Standing Up, what do you think this influence says about the incarnational beliefs of Catholicism and Eastern Orthodoxy?
Like I've explained before, today there is little impact. Probably everyone here would agree that Christ came in the flesh, regardless of PoJ's description of Christ's birth, which was later picked up and shown to mean from Mary's side (east gate).
2000-1500 years ago, that idea to which today's believers all readily assent (came in the flesh) met something very specific. Here's 1 John 5:6a
This is he that came by water and blood,
even Jesus Christ; not by water only, but by water and blood
Water and blood at birth (and at death with the spearing).
On the opposite end of the belief scale was a deceiver, an antichrist. Look at 2 John 1:7
For many deceivers are entered into the world, who confess not that Jesus Christ is come in the flesh. This is a deceiver and an antichrist.
So, long ago the belief was either came in the flesh (water and blood) or no flesh (no water and blood). The water and blood at Christ's birth (and death) meant He was human, as in God-with-us (one of us).

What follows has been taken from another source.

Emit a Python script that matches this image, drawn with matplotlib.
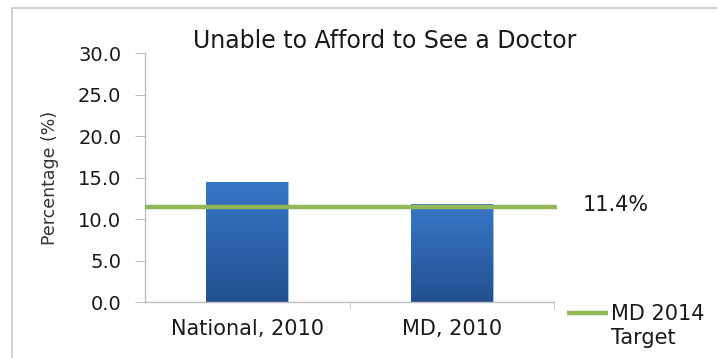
import numpy as np
import matplotlib
matplotlib.use("Agg")
import matplotlib.pyplot as plt
from matplotlib.lines import Line2D
from matplotlib.patches import Rectangle

categories = ["National, 2010", "MD, 2010"]
values = [14.4, 11.8]
target_value = 11.4
target_label = "11.4%"
legend_label = "MD 2014\nTarget"
title = "Unable to Afford to See a Doctor"
y_ticks = [0.0, 5.0, 10.0, 15.0, 20.0, 25.0, 30.0]

plt.rcParams["font.family"] = ["DejaVu Sans"]

fig = plt.figure(figsize=(7.17, 3.58), dpi=100)
ax = fig.add_axes([0.2022, 0.1564, 0.5705, 0.6955])

x = np.arange(len(categories))
bar_w = 0.4
bars = ax.bar(x, values, width=bar_w, color="#2d66b0", edgecolor="#9cc3ea",
              linewidth=0.6, zorder=2)

# vertical gradient inside each bar
grad = np.linspace(0, 1, 256).reshape(-1, 1)
cmap = matplotlib.colors.LinearSegmentedColormap.from_list(
    "blues", ["#22508f", "#3878c8"])
for b in bars:
    x0, y0 = b.get_x(), b.get_y()
    w, h = b.get_width(), b.get_height()
    im = ax.imshow(grad, extent=[x0, x0 + w, y0, y0 + h], origin="lower",
                   cmap=cmap, aspect="auto", zorder=2.5)
    im.set_clip_path(b)

ax.set_xlim(-0.5, 1.5)
ax.set_ylim(0, 30)

# target line
ax.plot([-0.5, 1.515], [target_value, target_value], color="#93b656",
        lw=3.2, solid_capstyle="butt", zorder=3, clip_on=False)
ax.text(1.64, target_value + 0.3, target_label, fontsize=15, va="center",
        ha="left", color="#1a1a1a")

ax.set_yticks(y_ticks)
ax.set_yticklabels([f"{v:.1f}" for v in y_ticks], fontsize=14, color="#1a1a1a")
ax.set_xticks(x)
ax.set_xticklabels(categories, fontsize=15, color="#1a1a1a")
ax.set_xticks([0.5, 1.5], minor=True)
ax.tick_params(axis="x", which="major", length=0, pad=12)
ax.tick_params(axis="x", which="minor", length=5, color="#bfbfbf")
ax.tick_params(axis="y", length=7, color="#bfbfbf", pad=10)
for s in ["top", "right"]:
    ax.spines[s].set_visible(False)
for s in ["left", "bottom"]:
    ax.spines[s].set_color("#bfbfbf")
    ax.spines[s].set_linewidth(1.0)

ax.set_ylabel("Percentage (%)", fontsize=12.5, color="#333333", labelpad=14)
ax.set_facecolor("white")

fig.text(0.537, 0.885, title, fontsize=17, ha="center", va="center",
         color="#1a1a1a")

# legend
fig.add_artist(Line2D([567 / 717, 608 / 717], [1 - 313 / 358, 1 - 313 / 358],
                      color="#93b656", lw=3.2, solid_capstyle="butt"))
fig.text(611 / 717, 1 - 326 / 358, legend_label, fontsize=15, ha="left",
         va="center", color="#1a1a1a", linespacing=1.3)

# chart border
fig.add_artist(Rectangle((12 / 717, -0.1), 1.2, 1 - 8 / 358 + 0.1,
                         transform=fig.transFigure, fill=False,
                         edgecolor="#c8c8c8", lw=1.2))

fig.savefig("out.png", dpi=100, facecolor="white")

From that initial contrast between Christians and the world, we can trace the two ideas as they played out in the ECFs and councils. For example, we find this
"As we confess the divine birth of the Virgin to be without any childbed, since it came to pass without seed, and as we preach this to the entire flock, so we subject to correction those who through ignorance do anything which is inconsistent therewith. "
http://www.ccel.org/ccel/schaff/npnf214.xiv.iii.lxxx.html
Without childbed would mean without water and blood, but I doubt any of them would embrace the idea that Christ did not have flesh. They just wouldn't be able to give a reasonable (human) explanation for their belief; that is, Christ had flesh, Christ was born, but without water and blood, like maybe from her side, like Eve from Adam.
So, again, today, the PoJ means little to most believers and most believers would quickly agree that Christ "came in the flesh". What that actually meant long ago has long been lost to the trickling sands of time.